Repeat the listing that follows, character for character, minus the pictures.

** Start of Source data **

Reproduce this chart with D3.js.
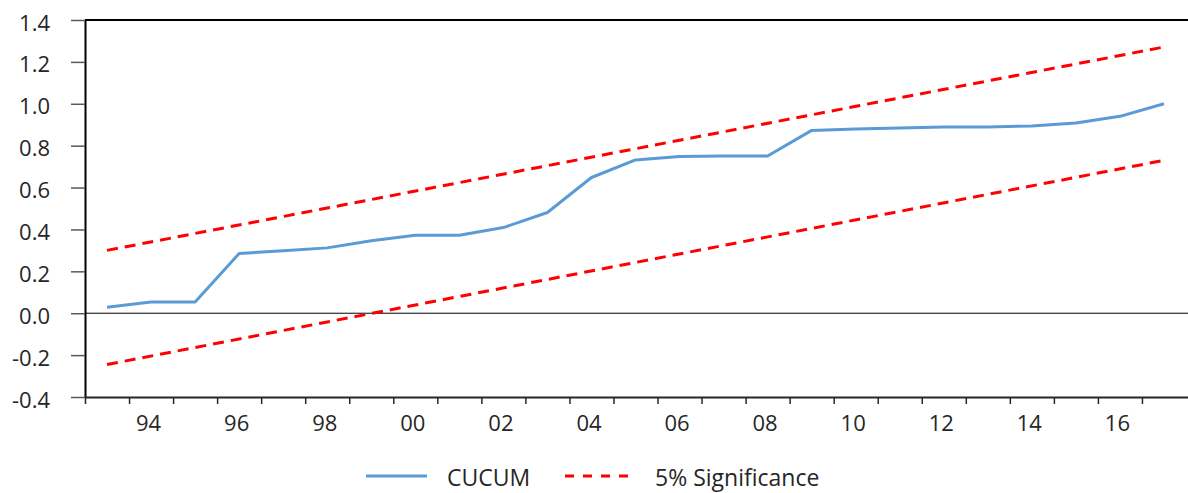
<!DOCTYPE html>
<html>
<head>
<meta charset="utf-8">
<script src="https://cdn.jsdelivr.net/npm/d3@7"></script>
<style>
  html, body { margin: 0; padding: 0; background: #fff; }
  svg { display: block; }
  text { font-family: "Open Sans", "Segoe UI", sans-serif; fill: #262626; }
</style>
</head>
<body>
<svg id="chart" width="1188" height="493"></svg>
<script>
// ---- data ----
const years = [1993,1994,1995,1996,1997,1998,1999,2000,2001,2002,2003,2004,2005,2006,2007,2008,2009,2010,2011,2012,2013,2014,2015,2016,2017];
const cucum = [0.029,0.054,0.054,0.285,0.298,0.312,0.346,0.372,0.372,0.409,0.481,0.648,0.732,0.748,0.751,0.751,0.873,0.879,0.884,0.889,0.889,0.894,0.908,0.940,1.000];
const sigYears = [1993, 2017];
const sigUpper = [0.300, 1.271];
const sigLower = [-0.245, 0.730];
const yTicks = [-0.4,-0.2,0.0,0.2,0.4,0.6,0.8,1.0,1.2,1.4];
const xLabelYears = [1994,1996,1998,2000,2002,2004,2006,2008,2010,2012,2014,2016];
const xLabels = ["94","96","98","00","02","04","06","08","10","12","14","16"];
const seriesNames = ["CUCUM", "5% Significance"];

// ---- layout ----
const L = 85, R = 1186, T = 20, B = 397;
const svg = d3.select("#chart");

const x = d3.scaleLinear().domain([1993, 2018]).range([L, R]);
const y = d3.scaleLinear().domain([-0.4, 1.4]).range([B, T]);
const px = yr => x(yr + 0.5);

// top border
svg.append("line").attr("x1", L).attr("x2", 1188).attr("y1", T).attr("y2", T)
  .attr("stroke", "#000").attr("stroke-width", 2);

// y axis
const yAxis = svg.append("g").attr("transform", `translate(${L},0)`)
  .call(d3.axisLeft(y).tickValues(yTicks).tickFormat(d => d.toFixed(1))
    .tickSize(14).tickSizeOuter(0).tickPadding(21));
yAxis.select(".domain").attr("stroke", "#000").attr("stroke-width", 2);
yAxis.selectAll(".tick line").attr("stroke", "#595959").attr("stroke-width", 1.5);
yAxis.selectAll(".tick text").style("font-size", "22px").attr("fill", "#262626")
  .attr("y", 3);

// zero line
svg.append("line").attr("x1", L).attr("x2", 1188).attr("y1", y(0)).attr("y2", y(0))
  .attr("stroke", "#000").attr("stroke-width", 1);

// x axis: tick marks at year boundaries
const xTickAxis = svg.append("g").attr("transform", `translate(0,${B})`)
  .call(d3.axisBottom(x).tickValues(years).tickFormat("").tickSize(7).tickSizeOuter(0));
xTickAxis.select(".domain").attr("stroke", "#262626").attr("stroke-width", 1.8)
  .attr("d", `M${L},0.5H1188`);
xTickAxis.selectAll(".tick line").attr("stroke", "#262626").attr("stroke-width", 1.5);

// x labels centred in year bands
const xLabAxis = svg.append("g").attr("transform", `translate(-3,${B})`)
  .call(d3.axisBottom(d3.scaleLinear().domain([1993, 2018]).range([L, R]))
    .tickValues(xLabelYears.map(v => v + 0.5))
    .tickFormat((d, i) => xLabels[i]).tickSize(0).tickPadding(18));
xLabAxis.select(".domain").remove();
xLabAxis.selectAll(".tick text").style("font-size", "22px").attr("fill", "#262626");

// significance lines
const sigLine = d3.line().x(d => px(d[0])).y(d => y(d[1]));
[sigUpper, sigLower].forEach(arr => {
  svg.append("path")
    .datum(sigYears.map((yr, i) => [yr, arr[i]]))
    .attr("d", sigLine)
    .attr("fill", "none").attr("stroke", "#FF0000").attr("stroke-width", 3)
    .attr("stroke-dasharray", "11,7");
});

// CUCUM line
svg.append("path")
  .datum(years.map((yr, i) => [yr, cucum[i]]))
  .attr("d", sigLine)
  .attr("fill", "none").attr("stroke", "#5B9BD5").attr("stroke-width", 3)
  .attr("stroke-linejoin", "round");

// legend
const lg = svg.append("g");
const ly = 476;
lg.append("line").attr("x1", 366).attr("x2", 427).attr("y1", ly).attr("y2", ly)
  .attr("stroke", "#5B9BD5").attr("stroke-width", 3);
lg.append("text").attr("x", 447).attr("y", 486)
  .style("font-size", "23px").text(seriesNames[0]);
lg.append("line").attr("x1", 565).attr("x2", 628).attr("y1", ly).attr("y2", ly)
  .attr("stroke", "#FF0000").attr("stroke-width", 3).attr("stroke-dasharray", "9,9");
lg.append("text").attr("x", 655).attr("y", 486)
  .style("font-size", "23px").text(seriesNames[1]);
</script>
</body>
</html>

** End of Source data **

[Solution to the problem]:
Reproduce this chart with D3.js.
<!DOCTYPE html>
<html>
<head>
<meta charset="utf-8">
<script src="https://cdn.jsdelivr.net/npm/d3@7"></script>
<style>
  html, body { margin: 0; padding: 0; background: #fff; }
  svg { display: block; }
  text { font-family: "Open Sans", "Segoe UI", sans-serif; fill: #262626; }
</style>
</head>
<body>
<svg id="chart" width="1188" height="493"></svg>
<script>
// ---- data ----
const years = [1993,1994,1995,1996,1997,1998,1999,2000,2001,2002,2003,2004,2005,2006,2007,2008,2009,2010,2011,2012,2013,2014,2015,2016,2017];
const cucum = [0.029,0.054,0.054,0.285,0.298,0.312,0.346,0.372,0.372,0.409,0.481,0.648,0.732,0.748,0.751,0.751,0.873,0.879,0.884,0.889,0.889,0.894,0.908,0.940,1.000];
const sigYears = [1993, 2017];
const sigUpper = [0.300, 1.271];
const sigLower = [-0.245, 0.730];
const yTicks = [-0.4,-0.2,0.0,0.2,0.4,0.6,0.8,1.0,1.2,1.4];
const xLabelYears = [1994,1996,1998,2000,2002,2004,2006,2008,2010,2012,2014,2016];
const xLabels = ["94","96","98","00","02","04","06","08","10","12","14","16"];
const seriesNames = ["CUCUM", "5% Significance"];

// ---- layout ----
const L = 85, R = 1186, T = 20, B = 397;
const svg = d3.select("#chart");

const x = d3.scaleLinear().domain([1993, 2018]).range([L, R]);
const y = d3.scaleLinear().domain([-0.4, 1.4]).range([B, T]);
const px = yr => x(yr + 0.5);

// top border
svg.append("line").attr("x1", L).attr("x2", 1188).attr("y1", T).attr("y2", T)
  .attr("stroke", "#000").attr("stroke-width", 2);

// y axis
const yAxis = svg.append("g").attr("transform", `translate(${L},0)`)
  .call(d3.axisLeft(y).tickValues(yTicks).tickFormat(d => d.toFixed(1))
    .tickSize(14).tickSizeOuter(0).tickPadding(21));
yAxis.select(".domain").attr("stroke", "#000").attr("stroke-width", 2);
yAxis.selectAll(".tick line").attr("stroke", "#595959").attr("stroke-width", 1.5);
yAxis.selectAll(".tick text").style("font-size", "22px").attr("fill", "#262626")
  .attr("y", 3);

// zero line
svg.append("line").attr("x1", L).attr("x2", 1188).attr("y1", y(0)).attr("y2", y(0))
  .attr("stroke", "#000").attr("stroke-width", 1);

// x axis: tick marks at year boundaries
const xTickAxis = svg.append("g").attr("transform", `translate(0,${B})`)
  .call(d3.axisBottom(x).tickValues(years).tickFormat("").tickSize(7).tickSizeOuter(0));
xTickAxis.select(".domain").attr("stroke", "#262626").attr("stroke-width", 1.8)
  .attr("d", `M${L},0.5H1188`);
xTickAxis.selectAll(".tick line").attr("stroke", "#262626").attr("stroke-width", 1.5);

// x labels centred in year bands
const xLabAxis = svg.append("g").attr("transform", `translate(-3,${B})`)
  .call(d3.axisBottom(d3.scaleLinear().domain([1993, 2018]).range([L, R]))
    .tickValues(xLabelYears.map(v => v + 0.5))
    .tickFormat((d, i) => xLabels[i]).tickSize(0).tickPadding(18));
xLabAxis.select(".domain").remove();
xLabAxis.selectAll(".tick text").style("font-size", "22px").attr("fill", "#262626");

// significance lines
const sigLine = d3.line().x(d => px(d[0])).y(d => y(d[1]));
[sigUpper, sigLower].forEach(arr => {
  svg.append("path")
    .datum(sigYears.map((yr, i) => [yr, arr[i]]))
    .attr("d", sigLine)
    .attr("fill", "none").attr("stroke", "#FF0000").attr("stroke-width", 3)
    .attr("stroke-dasharray", "11,7");
});

// CUCUM line
svg.append("path")
  .datum(years.map((yr, i) => [yr, cucum[i]]))
  .attr("d", sigLine)
  .attr("fill", "none").attr("stroke", "#5B9BD5").attr("stroke-width", 3)
  .attr("stroke-linejoin", "round");

// legend
const lg = svg.append("g");
const ly = 476;
lg.append("line").attr("x1", 366).attr("x2", 427).attr("y1", ly).attr("y2", ly)
  .attr("stroke", "#5B9BD5").attr("stroke-width", 3);
lg.append("text").attr("x", 447).attr("y", 486)
  .style("font-size", "23px").text(seriesNames[0]);
lg.append("line").attr("x1", 565).attr("x2", 628).attr("y1", ly).attr("y2", ly)
  .attr("stroke", "#FF0000").attr("stroke-width", 3).attr("stroke-dasharray", "9,9");
lg.append("text").attr("x", 655).attr("y", 486)
  .style("font-size", "23px").text(seriesNames[1]);
</script>
</body>
</html>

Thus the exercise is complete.